Radin: The persons who draw up and deploy offensive boilerplate are parties to the tort of intentional deprivation of basic legal rights and specifically intend adverse effects. (Radin, p. 215)
Response: Radin would automatically impute the supposed bad intent of the drafter of abusive boilerplate to the seller of goods or services who uses those boilerplate contracts. Radin does not appreciate that the alleged bad intent of the drafter and the seller using those forms is a factual question and that such persons do not necessarily act in concert. See Jordan v. Wilson, 5 So. 2d 442, 451 (Miss. Ct. App. 2008)(intent in law of torts is a question of fact). In many cases, the proof would undoubtedly show that the drafter, the seller, or both act in good faith as they seek to advance what are perceived to be valid business interests.

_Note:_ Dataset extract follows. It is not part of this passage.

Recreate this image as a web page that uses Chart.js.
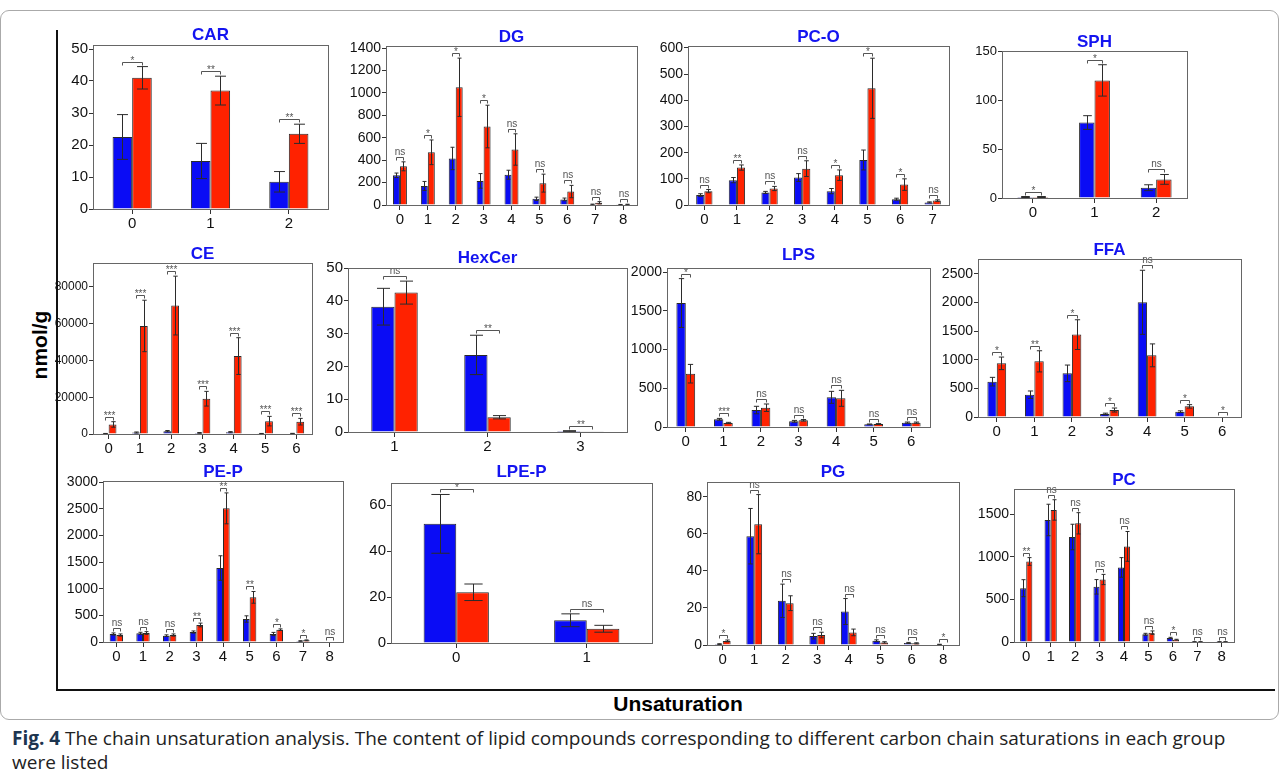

In the end, Radin’s proposal to transform abusive mass market boilerplate contracts into a fount of tort liability in favor of the consumer is actually counterproductive. Her proposal can have adverse consequences for the same individuals that Radin strives mightily to protect. The expanded liability of sellers arising from Radin’s suggested reforms would only cause price increases to account for this added seller legal exposure, all to the detriment of consumers and to the general economy with a corresponding likely reduction in sales activity. In Original Great American Chocolate Chip Cookie Co. v. River Valley Cookies, Ltd., 970 F.2d 273, 282 (7th Cir. 1992), the court observed:
The idea that favoring one side or the other in a class of contract disputes can redistribute wealth is one of the most persistent illusions of judicial power. It comes from failing to consider the full consequences of legal decisions. Courts deciding contract cases cannot durably shift the balance of advantages to the weaker side of the market; they can only make contracts more costly to that side in the future, because [the other side] will demand compensation for bearing onerous terms.
For all the above reasons, I respectfully contend that Radin’s radical expansion of tort law into the realm of contract is without merit.